Христианство могло предложить больше, чем свое весьма удобное порицание богатого человека как грешника. Христианское учение с его акцентом на несовершенной природе человека каким-то образом давало его приверженцам достаточно философских оснований для глубокого осознания фундаментальной бесчеловечности всех современных попыток – психологических, технологических, биологических – по превращению индивидуума в чудовище-сверхчеловека. Они понимали, что погоня за счастьем, которая в действительности означала избавление от слез, очень быстро превратится в уничтожение всего смеха. И именно христианство учило их, что ничто человеческое не может существовать без слез и смеха, разве только тишина отчаяния. Поэтому Честертон, сразу и за всех приняв на себя все слезы, сумел вложить настоящий смех в свою самую яростную критику.

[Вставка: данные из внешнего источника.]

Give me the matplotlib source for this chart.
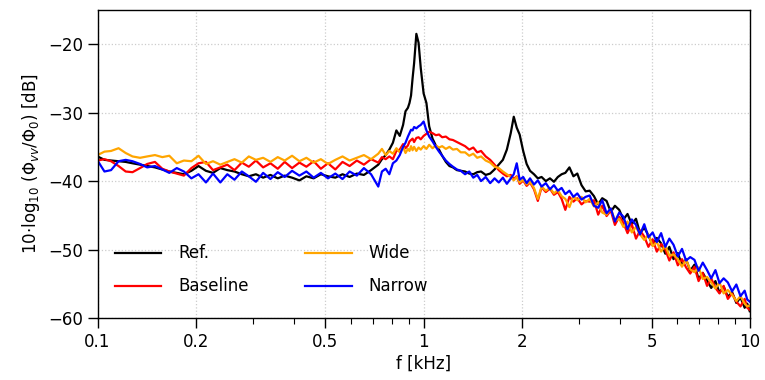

Если так обстояло дело с публицистами и журналистами из среды неокатоликов, с философами ситуация несколько отличалась и была немного сложнее. Дело в том, что философы по определению не должны спешить. Если судить по книге, недавно опубликованной Раисой Маритен, в церковь Маритенов привела не ненависть к буржуазному обществу – хотя в юности г-н Маритен и был социалистом, – это, как неоднократно утверждает г-жа Маритен, была потребность в «духовном руководстве». Во время своего обращения, возможно, что они оба, а не одна только мадам Маритен, «инстинктивно испытывала опасение относительно всякой политической активности, в которой я видела – и до сих пор вижу – область того, что апостол Павел называет злом времени». От Пеги, дружба с которым удивительным образом закончилась в результате их обращения, их отделяло именно то, что они хотели прежде всего спасения своей души – и что в католицизме Пеги и Честертона не играло важной роли.

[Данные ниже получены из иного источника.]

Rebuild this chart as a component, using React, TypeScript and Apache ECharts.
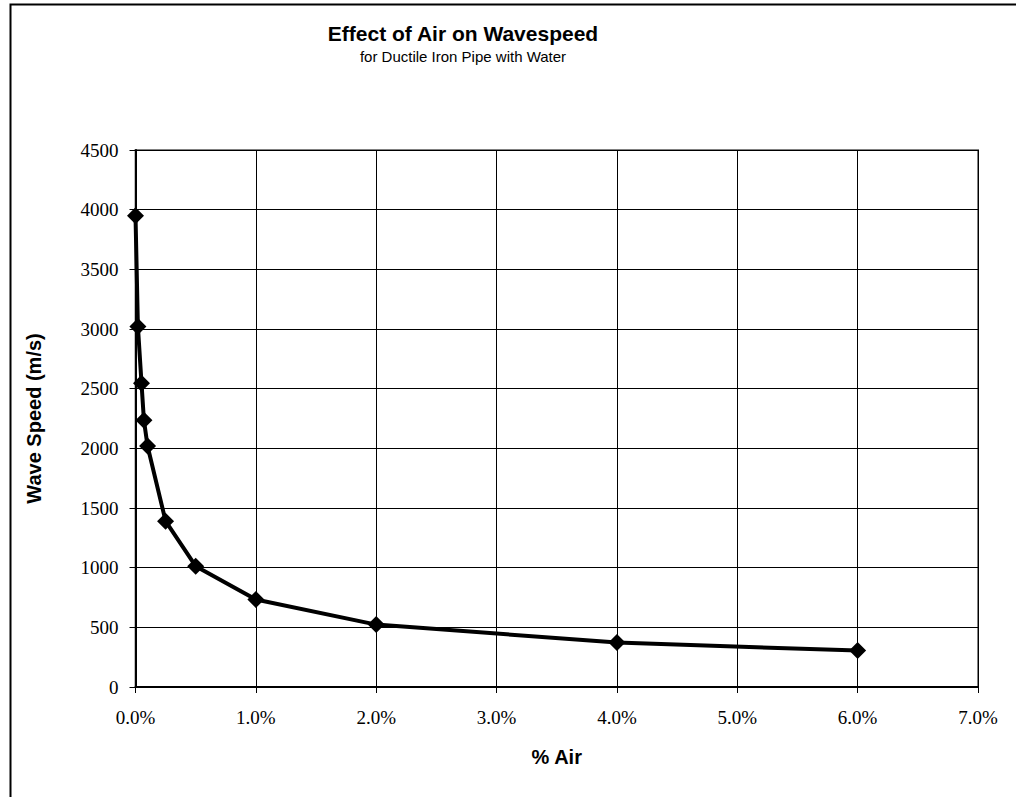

Маритены обратились в католичество после того, как столкнулись с антиинтеллектуализмом Бергсона. Ответственность за то, что Жака Маритена так сильно испугала бергсоновская критика разума, полностью лежит на нем самом, вопрос только в том, позволено ли философу искать укрытия так стремительно и так отчаянно. Верно, что все учение церкви до сих пор является оплотом человеческого разума, и вполне понятно, что в ежедневной борьбе публицистам вроде Пеги и Честертона нужно было найти убежище как можно быстрее. Они не были философами, и все, что им было нужно, – это вера как оружие. Маритен же хотел одной определенности, которая избавила бы его от всех сложностей мира, даже не знающего, о чем ведет речь человек, рассуждающий об истине.

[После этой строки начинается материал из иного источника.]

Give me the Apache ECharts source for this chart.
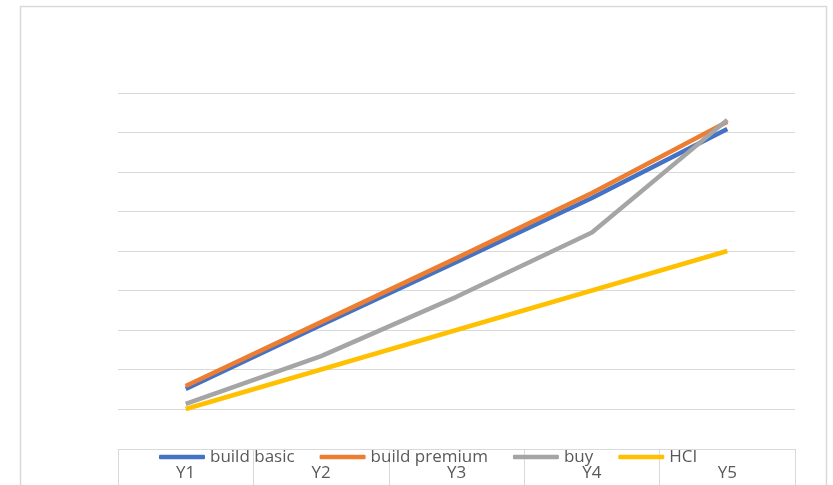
<!DOCTYPE html>
<html>
<head>
<meta charset="utf-8">
<script src="https://cdn.jsdelivr.net/npm/echarts@6/dist/echarts.min.js"></script>
<style>
html,body{margin:0;padding:0;background:#fff;}
#chart{width:833px;height:485px;}
</style>
</head>
<body>
<div id="chart"></div>
<script>
const categories = ['Y1', 'Y2', 'Y3', 'Y4', 'Y5'];
const buildBasic = [0.51, 2.13, 3.72, 5.34, 7.09];
const buildPremium = [0.58, 2.2, 3.82, 5.47, 7.27];
const buy = [0.13, 1.34, 2.84, 4.47, 7.32];
const hci = [0, 1, 2, 3, 4];
const seriesNames = ['build basic', 'build premium', 'buy', 'HCI'];
const seriesColors = ['#4472C4', '#ED7D31', '#A5A5A5', '#FFC000'];
const seriesData = [buildBasic, buildPremium, buy, hci];

const chart = echarts.init(document.getElementById('chart'));
const FONT = 'Open Sans';
chart.setOption({
  animation: false,
  backgroundColor: '#fff',
  textStyle: { fontFamily: FONT },
  graphic: [{
    type: 'rect', silent: true, z: -1,
    shape: { x: 20.5, y: 6.5, width: 806, height: 520 },
    style: { fill: 'none', stroke: '#d9d9d9', lineWidth: 1.5 }
  }],
  legend: {
    left: 159, top: 447,
    padding: 0,
    icon: 'roundRect',
    itemWidth: 46, itemHeight: 4.5,
    itemGap: 25,
    textStyle: { color: '#595959', fontSize: 17, fontFamily: FONT, lineHeight: 20 },
    data: seriesNames
  },
  grid: [
    { left: 118, right: 38, top: 93, bottom: 76 },
    { left: 118, right: 38, top: 449, bottom: 0 }
  ],
  xAxis: [
    {
      type: 'category', gridIndex: 0, data: categories, boundaryGap: true,
      axisLine: { show: false }, axisTick: { show: false }, axisLabel: { show: false }
    },
    {
      type: 'category', gridIndex: 1, data: categories, boundaryGap: true, position: 'top',
      axisLine: { show: true, onZero: false, lineStyle: { color: '#d9d9d9', width: 1 } },
      axisTick: { show: true, inside: true, length: 45, interval: 0, lineStyle: { color: '#d9d9d9', width: 1 } },
      axisLabel: { show: true, inside: true, margin: 16, interval: 0, color: '#595959', fontSize: 17, fontFamily: FONT }
    }
  ],
  yAxis: [
    {
      type: 'value', gridIndex: 0, min: 0, max: 8, interval: 1,
      axisLine: { show: false }, axisTick: { show: false }, axisLabel: { show: false },
      splitLine: { show: true, lineStyle: { color: '#d9d9d9', width: 1.2 } }
    },
    { type: 'value', gridIndex: 1, show: false, min: 0, max: 1, splitLine: { show: false } }
  ],
  series: seriesNames.map((name, i) => ({
    name: name,
    type: 'line',
    xAxisIndex: 0, yAxisIndex: 0,
    data: seriesData[i],
    symbol: 'none',
    color: seriesColors[i],
    lineStyle: { color: seriesColors[i], width: 4.5 },
    z: 2 + i
  }))
});
</script>
</body>
</html>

Однако истине очень сложно поклоняться, потому что единственная вещь, которую она не дает своим прихожанам – это определенность. Философия, занимающаяся вопросами истины, всегда была и, вероятно, всегда будет своего рода docta ignorantia – высоко просвещенной и высоко невежественной. Определенность Фомы Аквинского дает прекрасное духовное руководство и все еще превосходит почти все изобретения в этом плане за последнее время. Но определенность – это не истина, а система определенностей означает конец философии. Вот почему есть веские основания сомневаться, что томизм когда-нибудь сможет привести к возрождению философии.